The wallpaper that they put up in hotels is very thick and practically bullet proof. Painted walls would never hold up to the abuse that hotel rooms go through, they'd be scored and scratched within months. Also if the wallpaper does get damaged, they can just replace that one panel instead of having to patch and then paint a whole wall.

Or on preview, what everyone else has said.
posted by octothorpe at 7:44 PM on February 15, 2009


Also, wallpaper may be fiddly, but it's somewhat faster than paint. One day, it's up, let it dry a bit, you're good to go. Paint requires multiple coats, drying time, and airing out the rooms/hallways much more.
posted by dirtynumbangelboy at 8:05 PM on February 15, 2009


dirtynumbangelboy brought to mind another possibility. Guests will complain endlessly, and even leave, if the hallways smell of drying paint. Drying glue, not so much.
posted by IAmBroom at 9:11 PM on February 15, 2009


I would imagine that it also helps to reduce the noise level in the rooms. I swear some of that stuff is 1/4 of an inch thick at least.
posted by 517 at 9:28 PM on February 15, 2009


It also helps to hide imperfections in the wall, especially in older establishments.
posted by lobstah at 4:25 AM on February 16, 2009


I imagine that picture hooks and minor electrical work leave ugly scars.
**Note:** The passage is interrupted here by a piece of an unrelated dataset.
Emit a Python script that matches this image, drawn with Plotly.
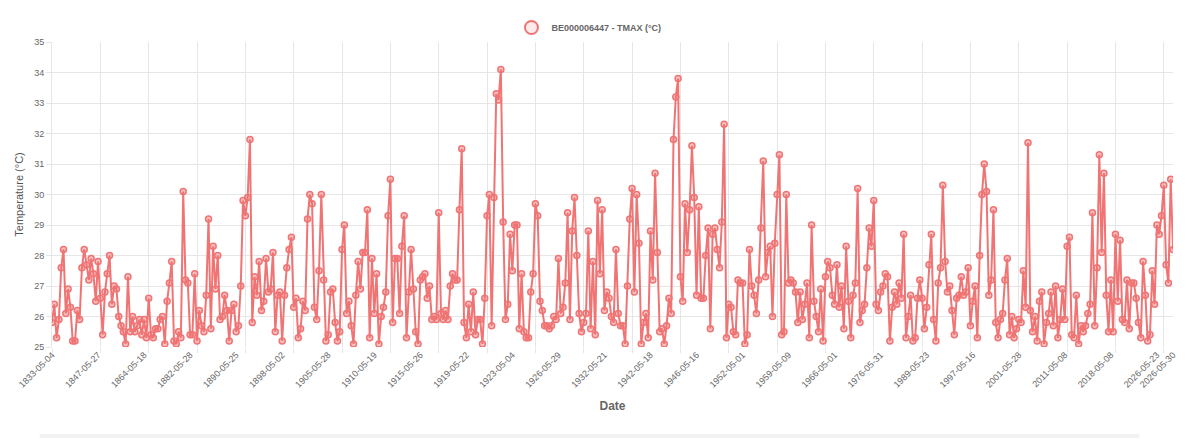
import plotly.graph_objects as go

series_name = "BE000006447 - TMAX (°C)"

tmax = [
    25.8, 26.4, 25.3, 25.9, 27.6, 28.2, 26.1, 26.9, 26.3, 25.2,
    25.2, 26.2, 25.9, 27.6, 28.2, 27.7, 27.2, 27.9, 27.4, 26.5,
    27.8, 26.6, 25.4, 26.8, 27.4, 28.0, 26.4, 27.0, 26.9, 26.0,
    25.7, 25.5, 25.1, 27.3, 25.5, 26.0, 25.5, 25.7, 25.9, 25.4,
    25.9, 25.3, 26.6, 25.4, 25.3, 25.6, 25.6, 25.9, 26.0, 25.1,
    26.5, 27.1, 27.8, 25.2, 25.1, 25.5, 25.3, 30.1, 27.2, 27.1,
    25.4, 25.4, 27.4, 25.2, 26.2, 25.7, 25.5, 26.7, 29.2, 25.6,
    28.3, 26.9, 28.0, 25.9, 26.0, 26.7, 26.2, 25.2, 26.2, 26.4,
    25.5, 25.7, 27.0, 29.8, 29.3, 29.9, 31.8, 25.8, 27.3, 26.7,
    27.8, 26.2, 26.5, 27.9, 26.8, 26.9, 28.1, 25.5, 26.7, 26.8,
    25.2, 26.7, 27.6, 28.2, 28.6, 26.3, 26.6, 25.3, 25.6, 26.5,
    26.2, 29.2, 30.0, 29.7, 26.3, 25.9, 27.5, 30.0, 27.2, 25.2,
    25.4, 26.8, 26.9, 25.8, 25.2, 25.5, 28.2, 29.0, 26.1, 26.5,
    25.7, 25.1, 26.7, 27.8, 26.9, 28.1, 28.1, 29.5, 25.3, 27.9,
    26.1, 27.4, 25.1, 26.0, 26.3, 26.8, 29.3, 30.5, 25.8, 27.9,
    27.9, 26.1, 28.3, 29.3, 25.3, 26.8, 28.2, 26.9, 25.5, 25.1,
    27.2, 27.3, 27.4, 26.6, 27.0, 25.9, 26.0, 25.9, 29.4, 26.1,
    25.9, 26.2, 25.9, 27.0, 27.4, 27.2, 27.2, 29.5, 31.5, 25.8,
    25.3, 26.4, 25.5, 26.8, 25.4, 25.9, 25.9, 25.1, 26.6, 29.3,
    30.0, 25.7, 29.9, 33.3, 33.1, 34.1, 29.1, 25.9, 26.4, 28.7,
    27.5, 29.0, 29.0, 25.6, 27.4, 25.5, 25.3, 25.3, 26.8, 27.4,
    29.7, 29.3, 26.5, 26.2, 25.7, 25.7, 25.6, 25.7, 26.0, 25.9,
    27.9, 26.1, 26.3, 27.1, 29.4, 25.9, 28.8, 29.9, 28.0, 26.1,
    25.5, 25.8, 26.1, 28.8, 25.6, 27.8, 25.4, 29.8, 27.4, 29.5,
    26.2, 26.8, 26.6, 26.0, 25.8, 28.2, 26.1, 25.7, 25.7, 25.1,
    27.0, 29.2, 30.2, 26.8, 30.0, 28.4, 25.1, 25.8, 26.1, 25.3,
    28.8, 27.2, 30.7, 28.1, 25.5, 25.6, 25.1, 25.7, 26.6, 26.1,
    31.8, 33.2, 33.8, 27.3, 26.5, 29.7, 28.1, 29.5, 31.6, 29.9,
    26.7, 29.6, 26.6, 26.6, 28.0, 28.9, 25.6, 28.7, 28.9, 28.2,
    27.6, 29.1, 32.3, 25.3, 26.4, 26.3, 25.5, 25.4, 27.2, 27.1,
    27.1, 25.1, 25.4, 28.2, 27.0, 26.7, 26.1, 27.2, 28.9, 31.1,
    27.3, 28.1, 28.3, 26.0, 28.4, 30.0, 31.3, 25.4, 25.5, 30.0,
    27.1, 27.2, 27.1, 26.8, 25.8, 26.8, 25.9, 26.4, 27.1, 25.3,
    29.0, 26.5, 26.0, 25.5, 26.9, 25.2, 27.3, 27.8, 27.6, 26.7,
    26.4, 27.7, 26.3, 27.0, 25.6, 28.3, 26.5, 25.3, 26.7, 27.1,
    30.2, 25.8, 26.2, 26.4, 27.6, 28.9, 28.3, 29.8, 26.4, 26.2,
    26.8, 27.0, 27.4, 27.3, 25.2, 26.3, 26.8, 26.4, 27.1, 26.6,
    28.7, 25.3, 26.0, 26.7, 25.2, 25.3, 26.6, 27.2, 26.6, 25.6,
    26.3, 27.7, 28.7, 25.9, 25.2, 27.1, 27.6, 30.3, 27.8, 26.8,
    27.0, 26.2, 25.4, 26.6, 26.7, 27.3, 26.7, 26.8, 27.6, 25.7,
    26.5, 27.0, 25.3, 28.0, 30.0, 31.0, 30.1, 26.7, 27.2, 29.5,
    25.8, 25.3, 25.9, 26.1, 27.2, 27.9, 25.4, 26.0, 25.3, 25.6,
    25.9, 25.8, 27.5, 26.3, 31.7, 26.2, 25.5, 26.0, 25.2, 26.5,
    26.8, 25.1, 25.8, 26.1, 26.8, 25.7, 27.0, 25.3, 25.9, 26.9,
    25.9, 28.3, 28.6, 25.4, 25.3, 26.7, 25.1, 25.7, 25.5, 25.7,
    26.1, 26.4, 29.4, 25.7, 27.6, 31.3, 28.1, 30.7, 26.7, 25.5,
    27.2, 25.5, 28.7, 26.5, 28.5, 25.9, 25.8, 27.2, 25.6, 27.1,
    27.1, 26.6, 25.8, 25.3, 27.8, 26.7, 25.2, 25.4, 27.5, 26.4,
    29.0, 28.7, 29.3, 30.3, 27.7, 27.1, 30.5, 28.2,
]

tick_labels = [
    "1833-05-04", "1847-05-27", "1864-05-18", "1882-05-28", "1890-05-25",
    "1898-05-02", "1905-05-28", "1910-05-19", "1915-05-26", "1919-05-22",
    "1923-05-04", "1926-05-29", "1932-05-21", "1942-05-18", "1946-05-16",
    "1952-05-01", "1959-05-09", "1966-05-01", "1976-05-31", "1989-05-23",
    "1997-05-16", "2001-05-28", "2011-05-08", "2018-05-08", "2026-05-23",
    "2026-05-30",
]

y_ticks = list(range(25, 36))

n = len(tmax)
xs = list(range(n))
label_step = 20
grid_step = 21
label_pos = [label_step * k for k in range(len(tick_labels) - 1)] + [n - 1]
grid_pos = list(range(0, n, grid_step))

line_col = "rgb(240,116,116)"
fill_col = "rgba(240,116,116,0.45)"
legend_fill = "rgba(240,116,116,0.15)"
grid_col = "#e6e6e6"
txt_col = "#666666"
font_fam = "Liberation Sans, Arial, Helvetica, sans-serif"

fig = go.Figure()
fig.add_trace(go.Scatter(
    x=xs, y=tmax, mode="lines+markers", showlegend=False,
    line=dict(color=line_col, width=2),
    marker=dict(size=6, color=fill_col, line=dict(color=line_col, width=1.5)),
    hovertemplate="%{y}<extra></extra>",
))
fig.add_trace(go.Scatter(
    x=[None], y=[None], mode="markers", name=series_name, xaxis="x2",
    marker=dict(size=13, color=legend_fill, line=dict(color=line_col, width=2)),
))

fig.update_layout(
    width=1200, height=439,
    margin=dict(l=52, r=27, t=42, b=92),
    paper_bgcolor="white", plot_bgcolor="white",
    font=dict(family=font_fam, size=9, color=txt_col),
    showlegend=True,
    legend=dict(orientation="h", x=0.479, xanchor="center", y=1.0, yanchor="bottom",
                font=dict(size=9, color=txt_col, family=font_fam, weight="bold"),
                itemsizing="trace", bgcolor="rgba(0,0,0,0)"),
    xaxis=dict(range=[0, n - 1], tickmode="array", tickvals=label_pos,
               ticktext=tick_labels, tickangle=-45, showgrid=False,
               zeroline=False, showline=False, ticks="",
               tickfont=dict(size=9, color=txt_col),
               title=dict(text="<b>Date</b>", font=dict(size=12, color=txt_col), standoff=12)),
    xaxis2=dict(range=[0, n - 1], overlaying="x", anchor="y", side="bottom",
                tickmode="array", tickvals=grid_pos, showticklabels=False,
                showgrid=True, gridcolor=grid_col, gridwidth=1, zeroline=False,
                ticks="outside", ticklen=5, tickcolor=grid_col, showline=False),
    yaxis=dict(range=[25, 35], tickmode="array", tickvals=y_ticks,
               showgrid=True, gridcolor=grid_col, zeroline=False,
               showline=True, linecolor=grid_col, ticks="outside", ticklen=5,
               tickcolor=grid_col, tickfont=dict(size=9, color=txt_col),
               title=dict(text="Temperature (°C)", font=dict(size=11, color="#555555"), standoff=8)),
    shapes=[dict(type="line", xref="paper", yref="paper",
                 x0=-0.011, x1=0.97, y0=-0.292, y1=-0.292,
                 line=dict(color="#f2f2f2", width=4))],
)

fig.write_html("out.html")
The hotel probably does not get tired of having the pictures in the same place, or decide that it would like to add another light in the middle of the wall.
posted by yohko at 9:53 AM on February 16, 2009


"it's fussy to install" - actually, once you get the hang of it, you can fire that stuff up onto the wall in no time, especially the thick and often textured stuff used in hotels. My mom and I used to be able to paper a room in about 2 hours. Stuff can be moved back into the room while the paper is still wet, and in about 6 hours the room is dry enough to be used, though it would still smell a bit wet and gluey.
posted by 5_13_23_42_69_666 at 1:28 PM on February 16, 2009


Thanks all--these answers make a lot of sense.

I've remodeled two fixer-upper houses and never considered wallpaper because it has such a bad reputation. (Nor have I had to pull it out as described elsewhere on AskMe.)

A few friends' homes have wallpaper and in some cases it looks OK, but where there are small imperfections they are pretty obvious to me and I know it would make me crazy to see that all the time. (Not passing judgement, just describing how I get obsessive.) Generally these are houses with kids, kids are absentmindedly destructive, I have kids, seems like a bad match.

So it was rather mystifying to me to contemplate the miles and miles of wallpaper in the hotels that I recently visited. I guess they must have tougher stuff than is used in residences, or probably are more efficient about redoing the decorating scheme or repairing a section that gets torn or whatever. I'd think that hotels would get an awful lot of wear and tear from luggage banging against the walls down a hallway, random acts of destruction in the room, whatever.

One of life's more mundane mysteries, once again solved by the power of AskMe. Thank you all again.